Required Minimum Distributions
The date at which you must begin taking distributions has been changed.
You no longer must begin taking distributions by April 1st of the year following the year in which you reach age 70.5. Instead, you must begin taking distributions by April 1st of the year following the year in which you reach age 72. However, if you turned 70.5 in 2019, the “old” rules still apply and you must begin your distributions. Also remember, these are the minimum distribution requirements. You can take distributions earlier and you can take more than the required minimum amount. Lastly, you can still elect to have qualified charitable distributions (QCDs) made directly from your IRA, up to $100,000, once you are age 70.5. The required age for QCDs did not change to age 72. However, upon reaching age 72, QCDs will offset the required distribution amount.
The “stretch IRA” is no longer available for most IRA beneficiaries.
For IRA owners who die on or after January 1, 2020, most non-spouse beneficiaries are no longer permitted to spread distributions from the IRA over the beneficiaries’ life expectancies.
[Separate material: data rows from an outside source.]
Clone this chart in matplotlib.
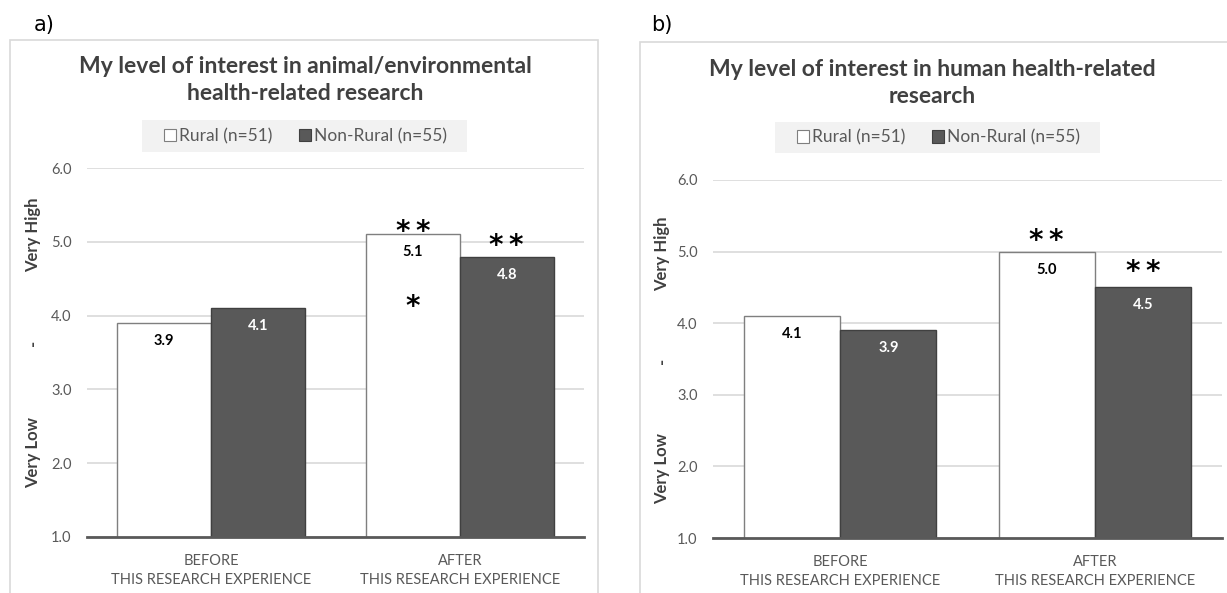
import matplotlib.pyplot as plt
from matplotlib.patches import Patch, Rectangle
from matplotlib.transforms import blended_transform_factory

plt.rcParams['font.family'] = ['Lato', 'DejaVu Sans']

# data
groups = ["BEFORE\nTHIS RESEARCH EXPERIENCE", "AFTER\nTHIS RESEARCH EXPERIENCE"]
series = ["Rural (n=51)", "Non-Rural (n=55)"]
animal_rural = [3.9, 5.1]
animal_nonrural = [4.1, 4.8]
human_rural = [4.1, 5.0]
human_nonrural = [3.9, 4.5]
titles = ["My level of interest in animal/environmental\nhealth-related research",
          "My level of interest in human health-related\nresearch"]
# significance marks: (group, series, y, text)
animal_marks = [(1, 0, 5.27, "**"), (1, 1, 5.07, "**"), (1, 0, 4.25, "*")]
human_marks = [(1, 0, 5.29, "**"), (1, 1, 4.85, "**")]

W, H = 1227, 593
fig = plt.figure(figsize=(W / 100, H / 100), dpi=100)

DARK = "#595959"
GRID = "#d9d9d9"
TXT = "#595959"
w = 0.378


def px(x0, y0, x1, y1):
    # pixel box -> figure fraction [left, bottom, width, height]
    return [x0 / W, 1 - y1 / H, (x1 - x0) / W, (y1 - y0) / H]


def panel(axbox, frame, label, labelpos, title, titlepos, legbox, rural, nonrural,
          marks, yl_x, yl_pos):
    # outer frame
    fig.patches.append(Rectangle((frame[0] / W, -0.1), (frame[1] - frame[0]) / W,
                                 1.1 - frame[2] / H, transform=fig.transFigure,
                                 fill=False, edgecolor=GRID, lw=1.2, zorder=-2))
    fig.text(labelpos[0] / W, 1 - labelpos[1] / H, label, fontsize=15,
             family='DejaVu Sans', ha='center', va='center', color='black')
    fig.text(titlepos[0] / W, 1 - titlepos[1] / H, title, fontsize=16.5,
             fontweight='bold', ha='center', va='center', color='#404040',
             linespacing=1.4)

    ax = fig.add_axes(axbox)
    ax.patch.set_alpha(0)
    x = list(range(len(groups)))
    b1 = ax.bar([i - w / 2 for i in x], rural, w, bottom=0, color='white',
                edgecolor='#7f7f7f', lw=1.0, zorder=3)
    b2 = ax.bar([i + w / 2 for i in x], nonrural, w, color=DARK,
                edgecolor='#404040', lw=1.0, zorder=3)
    for rects, vals, c in [(b1, rural, 'black'), (b2, nonrural, 'white')]:
        for r, v in zip(rects, vals):
            ax.annotate(f"{v:.1f}", (r.get_x() + r.get_width() / 2, v),
                        xytext=(0, -13), textcoords='offset points',
                        ha='center', va='center', fontsize=10.5,
                        fontweight='bold', color=c, zorder=4)
    for g, s, y, t in marks:
        xx = g - w / 2 if s == 0 else g + w / 2
        ax.annotate("\u2009".join(t), (xx, y), xytext=(0, -7),
                    textcoords='offset points', ha='center', va='center',
                    fontsize=20, fontweight='bold', family='DejaVu Sans',
                    color='black', zorder=5)

    ax.set_xlim(-0.5, 1.5)
    ax.set_ylim(1, 6)
    ax.set_yticks([1, 2, 3, 4, 5, 6])
    ax.set_yticklabels([f"{v:.1f}" for v in [1, 2, 3, 4, 5, 6]])
    ax.set_xticks(x)
    ax.set_xticklabels(groups, linespacing=1.45)
    ax.tick_params(axis='both', length=0, labelsize=10.5, colors=TXT, pad=11)
    ax.tick_params(axis='x', pad=12, labelsize=10.5)
    ax.grid(axis='y', color=GRID, lw=1.2, zorder=0)
    ax.set_axisbelow(True)
    for sp in ['top', 'right', 'left']:
        ax.spines[sp].set_visible(False)
    ax.spines['bottom'].set_color(DARK)
    ax.spines['bottom'].set_linewidth(2)
    ax.spines['bottom'].set_zorder(6)

    tr = blended_transform_factory(fig.transFigure, ax.transData)
    for t, yy in zip(["Very Low", "-", "Very High"], yl_pos):
        ax.text(yl_x / W, yy, t, transform=tr, rotation=90, ha='center',
                va='center', fontsize=12, fontweight='bold', color='#404040')

    # legend on a light grey band
    fig.patches.append(Rectangle((legbox[0] / W, 1 - legbox[3] / H),
                                 (legbox[2] - legbox[0]) / W,
                                 (legbox[3] - legbox[1]) / H,
                                 transform=fig.transFigure, facecolor='#f2f2f2',
                                 edgecolor='none', zorder=-1))
    handles = [Patch(facecolor='white', edgecolor='#7f7f7f', lw=0.8),
               Patch(facecolor=DARK, edgecolor='#404040', lw=0.8)]
    ax.legend(handles, series, ncol=2, loc='center',
              bbox_to_anchor=((legbox[0] + legbox[2]) / 2 / W + 1 / W,
                              1 - (legbox[1] + legbox[3]) / 2 / H),
              bbox_transform=fig.transFigure, frameon=False,
              fontsize=12.5, handlelength=0.7, handleheight=0.7,
              handletextpad=0.2, columnspacing=1.5, borderpad=0,
              borderaxespad=0, labelcolor=TXT)
    return ax


panel(px(87, 168, 584, 537), (10, 598, 40), "a)", (44, 25), titles[0], (305, 80),
      (142, 120, 467, 152), animal_rural, animal_nonrural, animal_marks, 33,
      [2.15, 3.63, 5.09])
panel(px(713, 180, 1222, 538), (640, 1240, 42), "b)", (662, 25), titles[1], (932, 83),
      (775, 122, 1100, 153), human_rural, human_nonrural, human_marks, 662,
      [1.97, 3.47, 4.97])

fig.savefig("out.png", dpi=100, facecolor='white')
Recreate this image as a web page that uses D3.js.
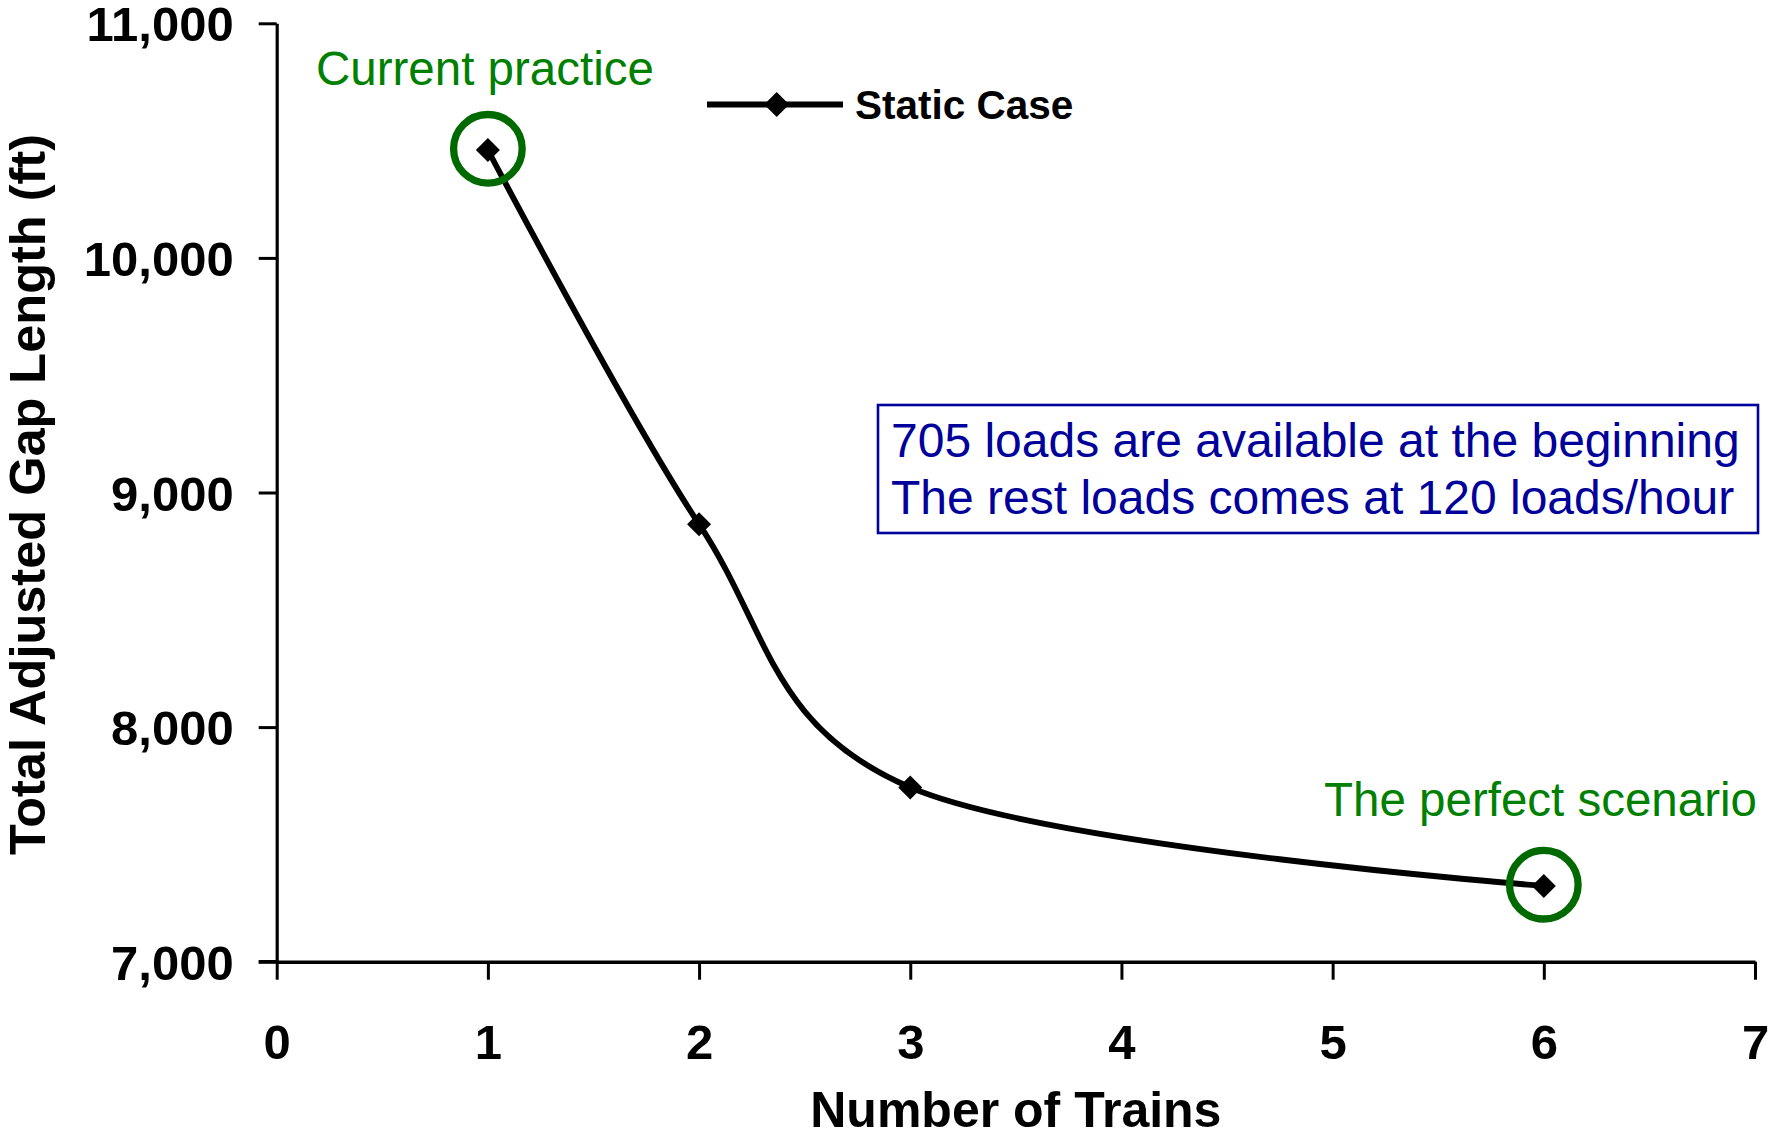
<!DOCTYPE html>
<html>
<head>
<meta charset="utf-8">
<script src="https://cdn.jsdelivr.net/npm/d3@7"></script>
<style>
  html, body { margin: 0; padding: 0; background: #fff; }
  svg { display: block; font-family: "Liberation Sans", Arial, sans-serif; }
</style>
</head>
<body>
<svg id="chart" width="1768" height="1139"></svg>
<script>
// Static case: total adjusted gap length by number of trains
const trains = [1, 2, 3, 6];
const gapLength = [10460, 8865, 7743, 7323];

const xTickValues = [0, 1, 2, 3, 4, 5, 6, 7];
const yTickValues = [7000, 8000, 9000, 10000, 11000];

const xTitle = "Number of Trains";
const yTitle = "Total Adjusted Gap Length (ft)";
const seriesName = "Static Case";

const highlightTrains = [1, 6];
const highlightLabels = ["Current practice", "The perfect scenario"];
const noteLines = [
  "705 loads are available at the beginning",
  "The rest loads comes at 120 loads/hour"
];

const svg = d3.select("#chart");
const margin = { left: 276.7, right: 13, top: 23.3, bottom: 177.3 };
const W = 1768, H = 1139;

const x = d3.scaleLinear().domain([0, 7]).range([margin.left, W - margin.right]);
const y = d3.scaleLinear().domain([7000, 11000]).range([H - margin.bottom, margin.top]);

const points = trains.map((t, i) => ({ t, v: gapLength[i] }));

// Axes
const yAxis = d3.axisLeft(y)
  .tickValues(yTickValues)
  .tickFormat(d3.format(","))
  .tickSize(18)
  .tickSizeOuter(0)
  .tickPadding(25);

const gy = svg.append("g")
  .attr("transform", `translate(${margin.left},0)`)
  .call(yAxis);
gy.select(".domain").attr("stroke", "#000").attr("stroke-width", 3.2);
gy.selectAll(".tick line").attr("stroke", "#000").attr("stroke-width", 3);
gy.selectAll(".tick text")
  .attr("fill", "#000")
  .attr("font-size", 49)
  .attr("font-weight", "bold")
  .attr("dy", "0.36em");

const xAxis = d3.axisBottom(x)
  .tickValues(xTickValues)
  .tickFormat(d3.format("d"))
  .tickSize(18)
  .tickSizeOuter(0)
  .tickPadding(45);

const gx = svg.append("g")
  .attr("transform", `translate(0,${y(7000)})`)
  .call(xAxis);
gx.select(".domain").attr("stroke", "#000").attr("stroke-width", 3.4);
gx.selectAll(".tick line").attr("stroke", "#000").attr("stroke-width", 3);
gx.selectAll(".tick text")
  .attr("fill", "#000")
  .attr("font-size", 49)
  .attr("font-weight", "bold");

// extend the x axis line slightly left to meet the 7,000 tick
svg.append("line")
  .attr("x1", margin.left - 18).attr("x2", margin.left)
  .attr("y1", y(7000)).attr("y2", y(7000))
  .attr("stroke", "#000").attr("stroke-width", 3.4);

// Axis titles
svg.append("text")
  .attr("x", (x(0) + x(7)) / 2)
  .attr("y", 1127)
  .attr("text-anchor", "middle")
  .attr("font-size", 50)
  .attr("font-weight", "bold")
  .text(xTitle);

svg.append("text")
  .attr("transform", `translate(45,${(y(7000) + y(11000)) / 2 + 2}) rotate(-90)`)
  .attr("text-anchor", "middle")
  .attr("font-size", 50.5)
  .attr("font-weight", "bold")
  .text(yTitle);

// Smoothed series line
const line = d3.line()
  .x(d => x(d.t))
  .y(d => y(d.v))
  .curve(d3.curveCardinal.tension(0));

svg.append("path")
  .datum(points)
  .attr("d", line)
  .attr("fill", "none")
  .attr("stroke", "#000")
  .attr("stroke-width", 5.8)
  .attr("stroke-linejoin", "round");

// Diamond markers
const diamond = (cx, cy, r) => `M${cx},${cy - r}L${cx + r},${cy}L${cx},${cy + r}L${cx - r},${cy}Z`;
svg.append("g").selectAll("path")
  .data(points)
  .join("path")
  .attr("d", d => diamond(x(d.t), y(d.v), 12))
  .attr("fill", "#000");

// Highlight rings and labels
const highlighted = points.filter(d => highlightTrains.includes(d.t));
svg.append("g").selectAll("circle")
  .data(highlighted)
  .join("circle")
  .attr("cx", d => x(d.t))
  .attr("cy", d => y(d.v) - 1.2)
  .attr("r", 34.3)
  .attr("fill", "none")
  .attr("stroke", "#006a00")
  .attr("stroke-width", 7.3);

svg.append("text")
  .attr("x", 316)
  .attr("y", 85)
  .attr("font-size", 47.5)
  .attr("fill", "#008000")
  .text(highlightLabels[0]);

svg.append("text")
  .attr("x", 1324)
  .attr("y", 816)
  .attr("font-size", 47.5)
  .attr("fill", "#008000")
  .text(highlightLabels[1]);

// Legend
const lg = svg.append("g");
lg.append("line")
  .attr("x1", 707).attr("x2", 843)
  .attr("y1", 104.5).attr("y2", 104.5)
  .attr("stroke", "#000").attr("stroke-width", 5.8);
lg.append("path")
  .attr("d", diamond(776.7, 104.5, 12.5))
  .attr("fill", "#000");
lg.append("text")
  .attr("x", 855)
  .attr("y", 118.5)
  .attr("font-size", 40.5)
  .attr("font-weight", "bold")
  .text(seriesName);

// Note box
const note = svg.append("g");
note.append("rect")
  .attr("x", 878).attr("y", 405)
  .attr("width", 880).attr("height", 128)
  .attr("fill", "#fff")
  .attr("stroke", "#00009c")
  .attr("stroke-width", 2.6);
note.selectAll("text")
  .data(noteLines)
  .join("text")
  .attr("x", 891)
  .attr("y", (d, i) => 457 + i * 57)
  .attr("font-size", 48)
  .attr("fill", "#00009a")
  .text(d => d);
</script>
</body>
</html>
Instead, most beneficiaries will be required to take the entire IRA balance within ten years of the IRA owner’s death. There is no annual distribution requirement; however, the entire balance must be withdrawn by December 31st of the tenth year. This accelerated distribution period may cause the IRA beneficiaries to lose more of the IRA funds to federal and state income tax. The loss may be especially acute when a trust has been designated as a beneficiary. For example, it is common for a trust that has been designated as a beneficiary of an IRA to require that only the annual required minimum distribution be distributed to the trust. In such a case, under the new law, the only required distribution would be the entire IRA balance in the tenth year after the IRA owner’s death. This may cause the IRA to lose up to half of its value due to income taxes; clearly, not the intent of the IRA owner. There are some exceptions to the ten-year withdrawal rule for spouses, minor children of the IRA owner, disabled beneficiaries, and beneficiaries who are less than ten years younger than the IRA owner.
IRA owners over age 70.5 can now make contributions.
You can now make IRA contributions at any age as long as you have earned income from wages or self-employment. Note, however, the amount of any QCD will be reduced by the cumulative total of post-70.5 IRA contributions that have not already been used to offset an earlier QCD.
On account of the new law, we highly recommend that you do the following:
- Review all beneficiary designations, especially those involving trusts, to ensure that your intentions can be carried out.
- Review your estate planning documents with your attorney for any necessary changes.